"""

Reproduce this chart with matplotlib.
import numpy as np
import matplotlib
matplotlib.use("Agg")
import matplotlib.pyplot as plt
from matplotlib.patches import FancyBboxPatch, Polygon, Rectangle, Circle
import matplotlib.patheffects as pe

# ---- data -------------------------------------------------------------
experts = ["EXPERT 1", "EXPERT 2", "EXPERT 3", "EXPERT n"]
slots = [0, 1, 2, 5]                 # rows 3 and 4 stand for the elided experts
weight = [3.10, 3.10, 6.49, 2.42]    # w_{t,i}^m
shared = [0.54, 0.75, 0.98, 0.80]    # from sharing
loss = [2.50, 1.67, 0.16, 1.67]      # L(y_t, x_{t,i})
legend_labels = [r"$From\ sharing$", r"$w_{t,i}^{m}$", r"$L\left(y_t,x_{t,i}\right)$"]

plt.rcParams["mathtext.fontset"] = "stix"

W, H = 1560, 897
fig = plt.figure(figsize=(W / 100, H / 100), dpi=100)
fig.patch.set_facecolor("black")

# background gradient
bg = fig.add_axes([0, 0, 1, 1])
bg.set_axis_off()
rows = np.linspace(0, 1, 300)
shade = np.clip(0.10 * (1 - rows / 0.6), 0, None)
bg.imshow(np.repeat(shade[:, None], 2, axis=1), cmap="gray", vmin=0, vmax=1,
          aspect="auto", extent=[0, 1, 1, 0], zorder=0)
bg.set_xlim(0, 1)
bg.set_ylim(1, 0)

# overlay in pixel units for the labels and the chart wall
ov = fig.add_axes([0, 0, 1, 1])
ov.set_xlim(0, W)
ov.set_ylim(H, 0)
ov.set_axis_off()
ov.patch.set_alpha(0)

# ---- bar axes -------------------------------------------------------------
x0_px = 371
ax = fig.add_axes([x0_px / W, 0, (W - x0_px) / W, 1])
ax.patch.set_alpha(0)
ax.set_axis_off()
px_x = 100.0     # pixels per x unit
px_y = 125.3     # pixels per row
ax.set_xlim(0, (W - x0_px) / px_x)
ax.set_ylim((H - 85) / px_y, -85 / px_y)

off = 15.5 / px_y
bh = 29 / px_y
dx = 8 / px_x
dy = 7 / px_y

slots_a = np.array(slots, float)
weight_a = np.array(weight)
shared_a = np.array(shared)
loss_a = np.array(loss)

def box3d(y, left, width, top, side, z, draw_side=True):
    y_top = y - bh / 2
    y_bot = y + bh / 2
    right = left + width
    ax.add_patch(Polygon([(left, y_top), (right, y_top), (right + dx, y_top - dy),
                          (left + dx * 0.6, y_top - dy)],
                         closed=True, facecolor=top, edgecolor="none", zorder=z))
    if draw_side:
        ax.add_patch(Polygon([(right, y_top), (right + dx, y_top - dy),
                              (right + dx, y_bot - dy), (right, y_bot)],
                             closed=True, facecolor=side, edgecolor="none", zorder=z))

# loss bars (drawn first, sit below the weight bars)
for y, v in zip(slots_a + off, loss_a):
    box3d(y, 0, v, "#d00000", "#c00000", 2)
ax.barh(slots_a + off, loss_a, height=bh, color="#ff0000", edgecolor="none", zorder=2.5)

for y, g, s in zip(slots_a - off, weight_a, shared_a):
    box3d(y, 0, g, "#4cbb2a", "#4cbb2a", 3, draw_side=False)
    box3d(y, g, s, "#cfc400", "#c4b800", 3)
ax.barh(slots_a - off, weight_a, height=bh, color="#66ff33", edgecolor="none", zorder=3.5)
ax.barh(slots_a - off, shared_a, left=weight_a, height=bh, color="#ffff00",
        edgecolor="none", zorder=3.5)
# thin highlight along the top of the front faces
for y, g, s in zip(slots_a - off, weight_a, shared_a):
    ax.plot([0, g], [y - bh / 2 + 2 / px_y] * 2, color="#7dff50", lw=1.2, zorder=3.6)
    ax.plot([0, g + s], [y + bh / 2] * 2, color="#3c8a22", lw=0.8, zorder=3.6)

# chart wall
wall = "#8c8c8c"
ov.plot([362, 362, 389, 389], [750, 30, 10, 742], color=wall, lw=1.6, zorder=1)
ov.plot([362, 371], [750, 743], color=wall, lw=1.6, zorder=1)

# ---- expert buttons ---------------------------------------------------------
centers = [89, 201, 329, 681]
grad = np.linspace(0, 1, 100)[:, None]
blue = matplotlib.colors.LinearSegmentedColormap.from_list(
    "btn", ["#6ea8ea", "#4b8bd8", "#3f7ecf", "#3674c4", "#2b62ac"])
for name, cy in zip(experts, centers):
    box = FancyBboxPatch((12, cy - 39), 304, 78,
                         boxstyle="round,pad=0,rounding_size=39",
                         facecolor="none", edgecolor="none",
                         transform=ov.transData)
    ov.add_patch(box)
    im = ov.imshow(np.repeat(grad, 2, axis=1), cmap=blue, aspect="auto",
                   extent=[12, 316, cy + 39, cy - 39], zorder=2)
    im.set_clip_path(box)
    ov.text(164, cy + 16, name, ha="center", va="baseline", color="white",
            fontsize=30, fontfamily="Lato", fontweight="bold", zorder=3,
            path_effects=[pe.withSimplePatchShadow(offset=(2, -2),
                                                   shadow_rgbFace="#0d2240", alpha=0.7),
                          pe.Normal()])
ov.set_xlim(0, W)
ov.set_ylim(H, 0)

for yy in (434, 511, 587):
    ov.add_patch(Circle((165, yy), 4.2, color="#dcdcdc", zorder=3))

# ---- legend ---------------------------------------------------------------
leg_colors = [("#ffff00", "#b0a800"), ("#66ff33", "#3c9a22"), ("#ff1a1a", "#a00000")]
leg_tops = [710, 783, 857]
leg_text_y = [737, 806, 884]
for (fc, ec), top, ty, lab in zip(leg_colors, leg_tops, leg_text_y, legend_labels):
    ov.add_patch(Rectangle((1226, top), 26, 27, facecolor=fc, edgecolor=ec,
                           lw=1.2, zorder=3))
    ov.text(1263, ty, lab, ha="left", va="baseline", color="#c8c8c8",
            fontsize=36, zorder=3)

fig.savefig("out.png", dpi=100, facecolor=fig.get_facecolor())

"""
"""

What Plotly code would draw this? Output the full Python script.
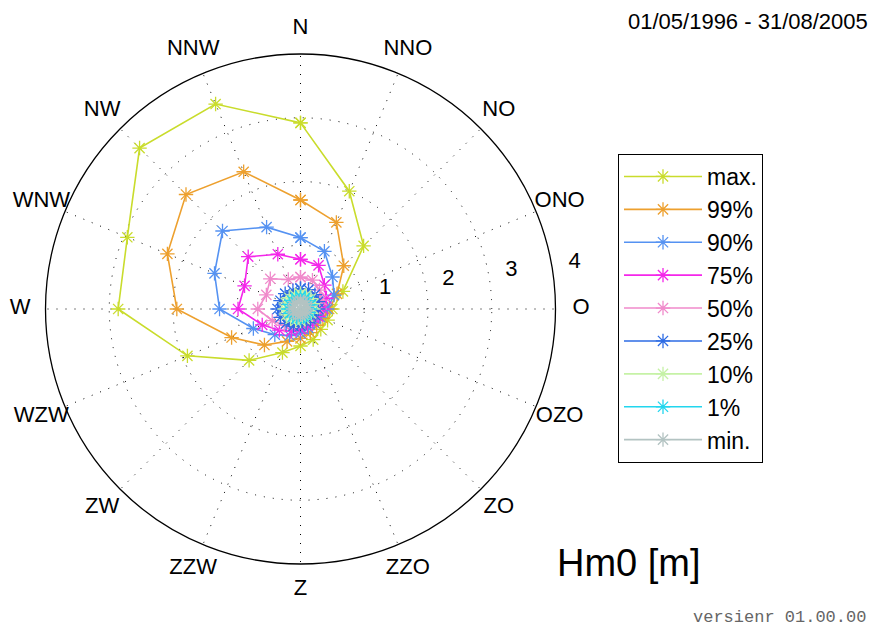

"""

Start with the line that holds "Reproduce this chart with matplotlib." and finish with the line that holds "import matplotlib.patheffects as pe". Transcribe each line in between exactly, and those two as well.

Reproduce this chart with matplotlib.
import numpy as np
import matplotlib
matplotlib.use("Agg")
import matplotlib.pyplot as plt
from matplotlib.patches import FancyBboxPatch, Polygon, Rectangle, Circle
import matplotlib.patheffects as pe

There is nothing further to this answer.